Ambiguity + Directed effort
Use this pair when unclear meaning forces the person to work harder simply to keep moving. It is a good facilitation lens for confusion, hesitation, and compensatory effort.
Applied reading
How the artefacts help read a problem or decision
The page is not a detached glossary. Its value comes from being used against real material already present on the site: stories about access, case studies under commercial constraint, and a homepage position that treats facilitation as part of design work rather than an afterthought.
The Shape of Access
This page translates threshold conditions into story. The facilitation value is that a group can move from a vivid narrative of entry to a sharper discussion about who was imagined, who was diverted, and what the environment declared before anyone arrived.
Case-study diagnosis
The case studies show why paired signs matter in practice. Commercial pressure rarely presents as one isolated issue. More often, a route breaks, an exchange becomes overloaded, or dependency stays hidden until the service starts failing in public.
Homepage position
The homepage frames the practice as research, design, and facilitation under real conditions. This specimen page gives that stance a concrete form: artefacts that can be read editorially and then used operationally in a room.
Workshop rhythm
A simple way to use the page in a session
Start with the live moment
Bring one concrete service situation into view first.

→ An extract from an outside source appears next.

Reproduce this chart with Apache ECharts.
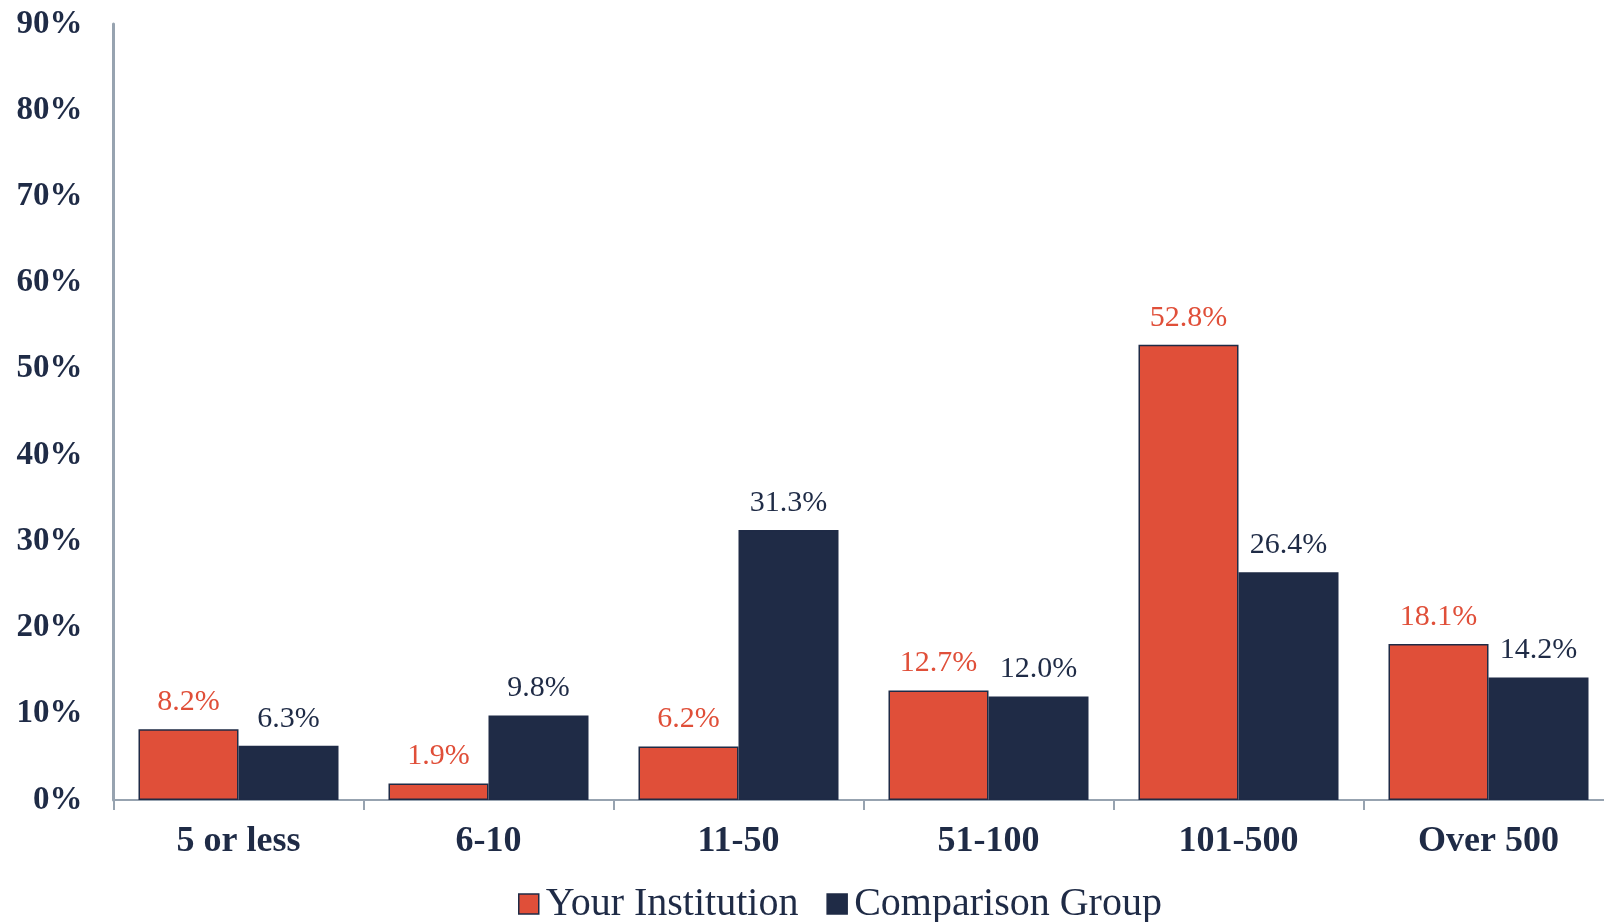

Ask what the person is trying to do before naming the system around them.
Compare one sign with another
Use a single sign when the condition is clear. Use a pair when the problem depends on tension, overlap, or contradiction between conditions.
Turn the reading into a decision
End the exercise by asking what must change: the threshold, the dependency, the recovery path, the communication, or the visible support around the moment.